Wine producers the world over invest in unusually thick, heavy wine bottles for the sake of impressive brand aesthetics. But thanks to their weight, these bottles (and their transportation around the world) represent the single largest portion of the wine industry’s carbon footprint and contribution to global warming.
It’s time for us to tear down the aesthetic fallacy of the heavy wine bottle. It won’t be easy, but it is most surely possible, because we’ve done this sort of thing before.
Once upon a time here in the United States, pretty much everyone chose the vehicles we drove merely by the intersection of what we could afford and our sense of self-image. In a pre-9/11 world, the logical extension of this principle gave rise to big, expensive cars with bad gas mileage that were followed by bigger more expensive cars with even lousier gas mileage that were eventually all topped by the GMC Hummer.
Modeled on the Humvee, the burly, squat vehicle that played a starring role in the Gulf War, the GM Hummer debuted in 1999 and through three different editions (H1, the H2 shown above, and H3) managed to authoritatively establish the nadir of U.S. automotive fuel efficiency, clocking in somewhere between 9 and 11 miles per gallon.

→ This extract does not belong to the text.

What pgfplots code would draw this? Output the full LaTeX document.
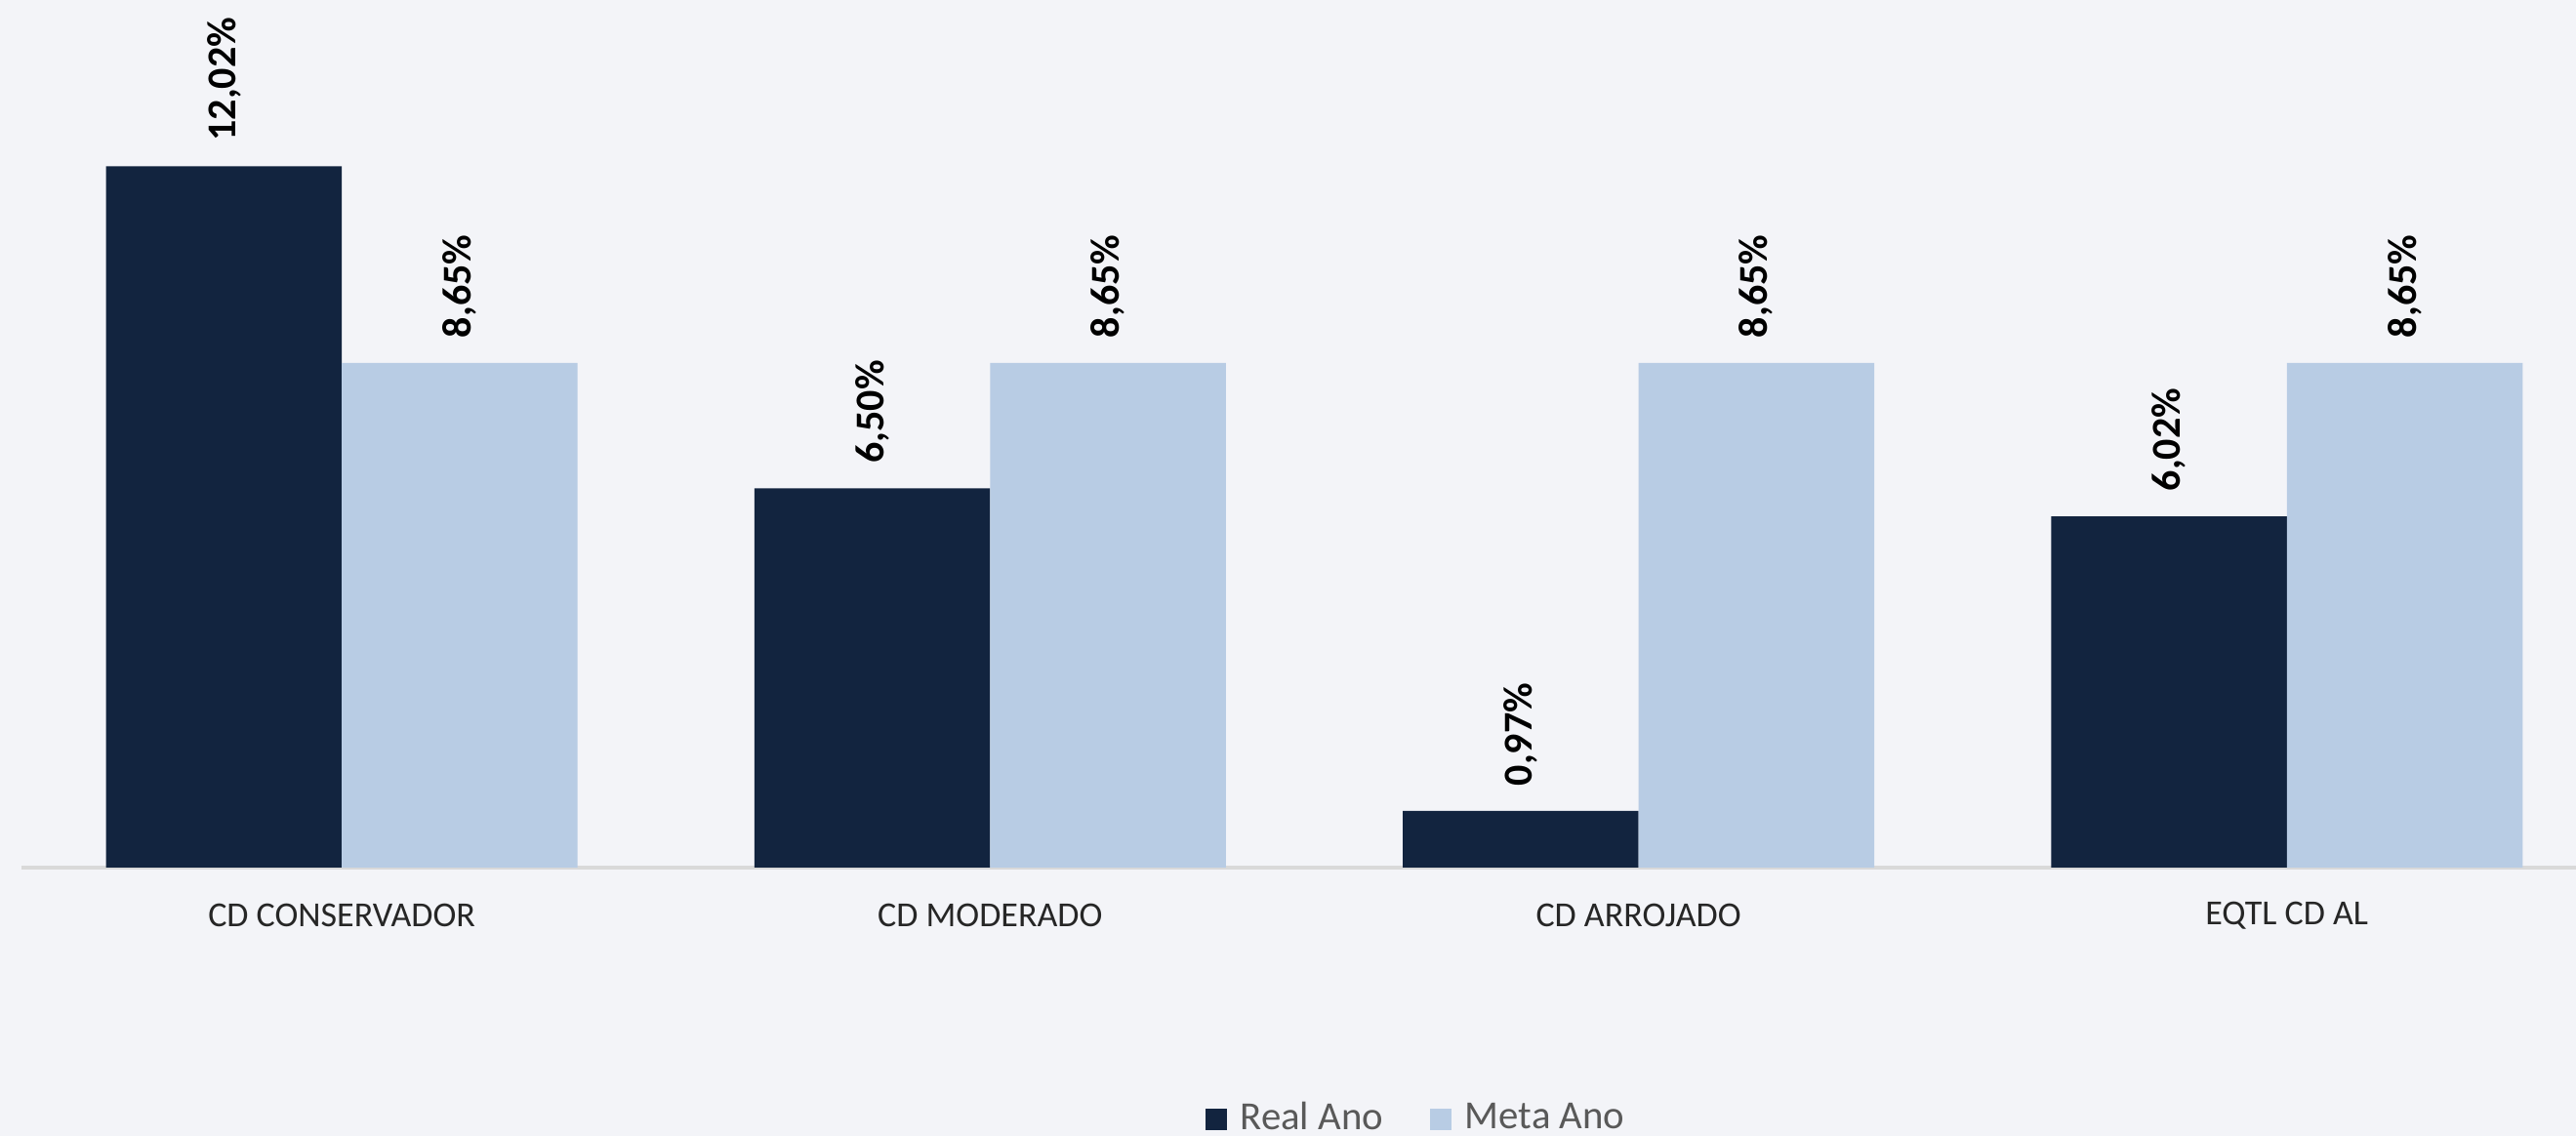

The redesigned Hummer H2 launched in 2002, and with rising gas prices, increased understanding of global warming, and rising scrutiny of our Mid-east relationships following 9/11, public sentiment eventually decided these gas guzzlers represented the worst of our national inclination to excess.

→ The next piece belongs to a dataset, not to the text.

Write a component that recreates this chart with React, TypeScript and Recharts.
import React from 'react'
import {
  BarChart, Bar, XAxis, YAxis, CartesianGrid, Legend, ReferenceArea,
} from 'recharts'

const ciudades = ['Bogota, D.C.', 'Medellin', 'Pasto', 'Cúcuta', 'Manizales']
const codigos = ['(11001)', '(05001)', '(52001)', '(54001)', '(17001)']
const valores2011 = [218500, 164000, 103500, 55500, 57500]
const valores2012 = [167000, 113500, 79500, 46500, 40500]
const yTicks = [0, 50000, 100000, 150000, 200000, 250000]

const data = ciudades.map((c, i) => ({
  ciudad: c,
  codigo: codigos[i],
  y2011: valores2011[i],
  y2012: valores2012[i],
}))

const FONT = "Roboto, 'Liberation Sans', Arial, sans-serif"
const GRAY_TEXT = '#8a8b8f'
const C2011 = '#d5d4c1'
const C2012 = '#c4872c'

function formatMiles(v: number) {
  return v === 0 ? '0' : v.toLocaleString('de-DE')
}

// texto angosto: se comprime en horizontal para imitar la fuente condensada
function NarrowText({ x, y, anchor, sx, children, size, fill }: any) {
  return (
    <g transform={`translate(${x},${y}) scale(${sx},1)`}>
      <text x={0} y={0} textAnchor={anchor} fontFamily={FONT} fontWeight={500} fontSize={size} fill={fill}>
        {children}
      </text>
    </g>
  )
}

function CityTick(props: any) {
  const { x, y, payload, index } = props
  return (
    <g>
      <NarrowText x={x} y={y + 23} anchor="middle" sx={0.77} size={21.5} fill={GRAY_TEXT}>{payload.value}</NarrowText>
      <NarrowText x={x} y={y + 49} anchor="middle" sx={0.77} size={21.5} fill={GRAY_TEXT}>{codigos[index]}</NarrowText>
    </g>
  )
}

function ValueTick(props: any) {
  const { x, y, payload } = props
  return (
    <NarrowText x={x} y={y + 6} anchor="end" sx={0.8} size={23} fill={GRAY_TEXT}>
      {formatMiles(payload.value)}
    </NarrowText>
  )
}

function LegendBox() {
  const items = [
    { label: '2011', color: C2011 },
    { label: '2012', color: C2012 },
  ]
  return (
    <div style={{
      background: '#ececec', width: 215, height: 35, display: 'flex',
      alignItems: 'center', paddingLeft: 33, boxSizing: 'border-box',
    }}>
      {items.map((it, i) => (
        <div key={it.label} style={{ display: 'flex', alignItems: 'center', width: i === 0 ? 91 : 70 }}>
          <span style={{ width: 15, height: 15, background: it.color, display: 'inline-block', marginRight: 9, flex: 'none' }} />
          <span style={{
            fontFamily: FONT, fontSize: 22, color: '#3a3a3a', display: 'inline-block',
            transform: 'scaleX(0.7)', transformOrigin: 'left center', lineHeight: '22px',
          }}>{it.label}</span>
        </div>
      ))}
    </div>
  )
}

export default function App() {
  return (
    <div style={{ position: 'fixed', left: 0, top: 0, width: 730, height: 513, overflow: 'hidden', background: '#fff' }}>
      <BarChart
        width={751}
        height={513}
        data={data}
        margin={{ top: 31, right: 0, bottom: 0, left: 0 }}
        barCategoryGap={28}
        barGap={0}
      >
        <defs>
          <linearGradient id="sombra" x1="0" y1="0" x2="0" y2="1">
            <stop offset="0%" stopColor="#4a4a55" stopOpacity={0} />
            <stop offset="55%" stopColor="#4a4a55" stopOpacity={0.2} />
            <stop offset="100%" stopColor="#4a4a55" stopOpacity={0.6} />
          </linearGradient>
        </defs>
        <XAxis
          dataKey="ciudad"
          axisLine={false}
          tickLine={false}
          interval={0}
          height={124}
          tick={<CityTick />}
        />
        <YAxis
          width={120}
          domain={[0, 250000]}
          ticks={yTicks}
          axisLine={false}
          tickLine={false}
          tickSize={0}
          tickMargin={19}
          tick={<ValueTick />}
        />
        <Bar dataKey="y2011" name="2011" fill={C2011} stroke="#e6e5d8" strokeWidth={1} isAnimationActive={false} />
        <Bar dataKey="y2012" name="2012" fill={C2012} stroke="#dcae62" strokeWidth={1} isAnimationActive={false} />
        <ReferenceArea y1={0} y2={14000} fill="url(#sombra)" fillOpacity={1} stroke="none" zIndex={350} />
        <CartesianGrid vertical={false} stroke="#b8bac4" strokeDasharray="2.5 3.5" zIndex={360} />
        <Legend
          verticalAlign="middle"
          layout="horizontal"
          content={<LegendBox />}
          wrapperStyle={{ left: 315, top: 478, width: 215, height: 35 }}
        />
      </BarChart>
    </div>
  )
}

“Hummers became a symbol of wasteful consumption,” said Business Insider, as part of a piece entitled The Rise and Fall of the Hummer. “They became a symbol of everything that is wrong about the way we treat the planet.”
At the height of Hummer hating, eco vandals slashed tires, sprayed graffiti, and keyed the sides of Hummers in parking lots and even at stoplights. At one point some protesters even set fire to the vehicles in dealer parking lots in Los Angeles.

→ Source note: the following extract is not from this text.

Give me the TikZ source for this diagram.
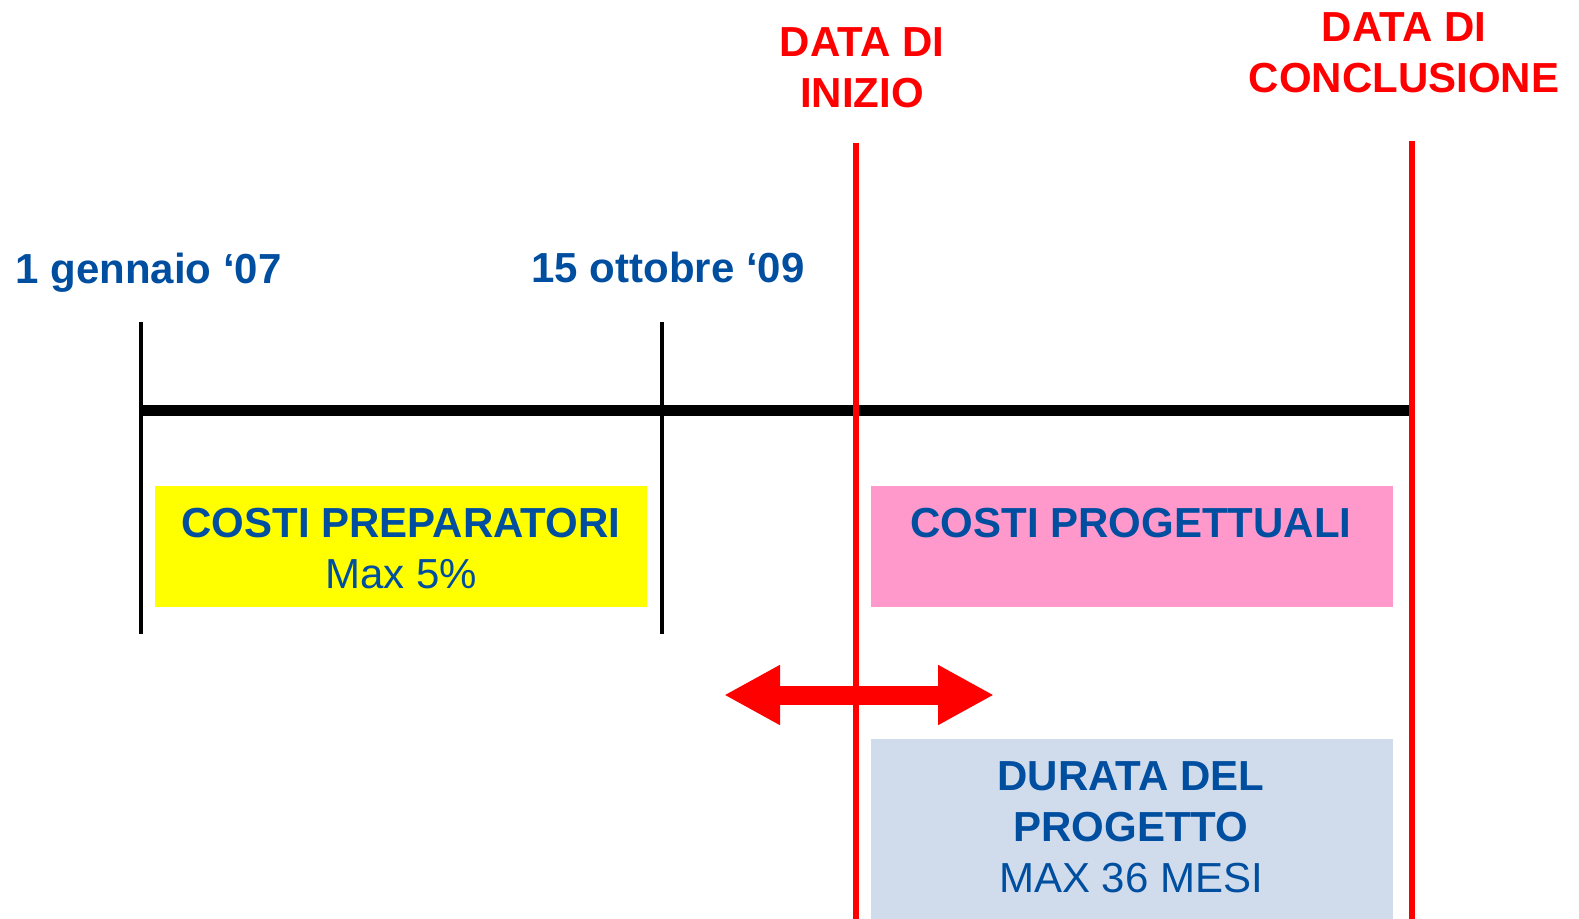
\documentclass[tikz,border=0pt]{standalone}
\usepackage{fontspec}
\setmainfont{Liberation Sans}
\usetikzlibrary{arrows.meta}
\definecolor{tblue}{RGB}{0,78,160}
\definecolor{tred}{RGB}{255,0,0}
\definecolor{tyellow}{RGB}{255,255,0}
\definecolor{tpink}{RGB}{255,153,204}
\definecolor{tgrey}{RGB}{208,220,236}
\tikzset{
  px/.style={x=0.5pt,y=-0.5pt},
  datelbl/.style={text=tblue,font=\fontsize{21pt}{25.5pt}\selectfont\bfseries,inner sep=0pt},
  redlbl/.style={text=tred,font=\fontsize{21pt}{25.5pt}\selectfont\bfseries,inner sep=0pt,anchor=base},
  boldtxt/.style={text=tblue,font=\fontsize{21pt}{25.5pt}\selectfont\bfseries,inner sep=0pt,anchor=base},
  plaintxt/.style={text=tblue,font=\fontsize{21pt}{25.5pt}\selectfont,inner sep=0pt,anchor=base},
  boxshape/.style={draw=none,inner sep=0pt,outer sep=0pt},
  tick/.style={line width=2pt,black},
  redline/.style={line width=3pt,tred},
  axis/.style={line width=5.5pt,black},
  dblarrow/.style={line width=9.5pt,tred,{Triangle[width=28pt,length=28pt]}-{Triangle[width=28pt,length=28pt]}}
}
\begin{document}
\begin{tikzpicture}[px]
\useasboundingbox (0,0) rectangle (1579,919);
% boxes
\fill[tyellow] (155,486) rectangle (647,607);
\node[boxshape] (yb) at (401,546.5) {};
\fill[tpink] (871,486) rectangle (1393,607);
\node[boxshape] (pb) at (1132,546.5) {};
\fill[tgrey] (871,739) rectangle (1393,919);
\node[boxshape] (gb) at (1132,829) {};
% coordinates
\coordinate (t1a) at (141,322); \coordinate (t1b) at (141,634);
\coordinate (t2a) at (662,322); \coordinate (t2b) at (662,634);
\coordinate (r1a) at (856,143); \coordinate (r1b) at (856,919);
\coordinate (r2a) at (1412,141); \coordinate (r2b) at (1412,919);
\coordinate (axl) at (141,411); \coordinate (axr) at (1410,411);
\coordinate (arl) at (724,695); \coordinate (arr) at (994,695);
% lines
\draw[tick] (t1a) -- (t1b);
\draw[tick] (t2a) -- (t2b);
\draw[axis] (axl) -- (axr);
\draw[redline] (r1a) -- (r1b);
\draw[redline] (r2a) -- (r2b);
\draw[dblarrow] (arl) -- (arr);
% labels
\node[datelbl,anchor=base west] (d1) at (15,284) {1 gennaio ‘07};
\node[datelbl,anchor=base west] (d2) at (531,283) {15 ottobre ‘09};
\node[redlbl] (s1) at (862,57) {DATA DI};
\node[redlbl] (s2) at (862,108) {INIZIO};
\node[redlbl] (c1) at (1404,42) {DATA DI};
\node[redlbl] (c2) at (1404,93) {CONCLUSIONE};
\node[boldtxt] (y1) at (401,537) {COSTI PREPARATORI};
\node[plaintxt] (y2) at (401,588) {Max 5\%};
\node[boldtxt] (p1) at (1131,537) {COSTI PROGETTUALI};
\node[boldtxt] (g1) at (1131,790) {DURATA DEL};
\node[boldtxt] (g2) at (1131,841) {PROGETTO};
\node[plaintxt] (g3) at (1131,892) {MAX 36 MESI};
\end{tikzpicture}
\end{document}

Eventually described by Time Magazine as an “unnecessary SUV that signals pure contempt for one’s fellow man,” and by AutoTrader as “the most embarrassing car you can buy” Hummers fell so low in public favor that the entire line was discontinued in 2010 after the previous year’s sales barely topped 1,500 vehicles. America had finally decided that some things were more important than aesthetics.
The carbon footprint of global wine shipping is enormous. When you include the emissions involved in glass production (which the industry has taken great pains to reduce in recent years) experts suggest that between 20% and 40% of every winery’s carbon footprint comes from manufacturing and shipping those glass bottles. And that is true for the mere average wine bottle, which clocks in at roughly 1.1 pounds, or roughly 500 grams. I regularly receive wine samples packaged in bottles that weight twice that amount, and that’s before the weight of the ostentatious metal medallion they have stamped on their front. A case box of such bottles can weigh close to 50 pounds. Or roughly 18-20 pounds more than it really needs to.
Which is why I was frankly nonplussed to see fellow wine writer Robert Joseph’s article “An Argument for Heavy Wine Bottles” back in January of this year. I tend to agree with much of Joseph’s writing, and I’m thankful for the contrarian approach he takes to many subjects that are all too often assumed as gospel in the wine world. But in this case he seems to have gotten it so very wrong.
Joseph equates the heavy wine bottle to a hardback book, suggesting there is value in its mere aesthetics, making it superior to a soft-cover or an e-book.
“Most books no more need hard covers or indeed any kind of printed format than most daily-drinking wines need anything more than a refillable bottle or environmentally-friendly bag-in-box,” writes Joseph. That’s true enough. But he then continues: “Nicely produced hardback books, however, are undeniably aesthetically more pleasing and satisfying to receive and own. And so – to their buyers and recipients – are heavier bottles.”
Yes, Robert, so were huge SUVs that got 9 miles to the gallon at one time in America. But we got over it. Just as in 1917, outrage over the decimation of bird populations thanks to the popularity of ladies’ hats adorned with egret and other feathers directly led to the passage of the Migratory Birds Treaty Act of 1918. Eventually becoming known as the “white badge of cruelty” these once-admired fashion items all but disappeared in a matter of months as celebrities and newspapers drove a groundswell of public outrage.
The time has come for the wine industry to suffer the same outrage, and for wine writers, critics, and consumers to stoke the fires underneath them. I have been calling out obscenely heavy bottles in my wine reviews for some time, and will continue to do so, with increasing prejudice and ire.
Heavy wine bottles are the wine equivalent of a fancy SUV with shitty gas mileage, and it’s time, wine industry, to move on. Even the Hummer has.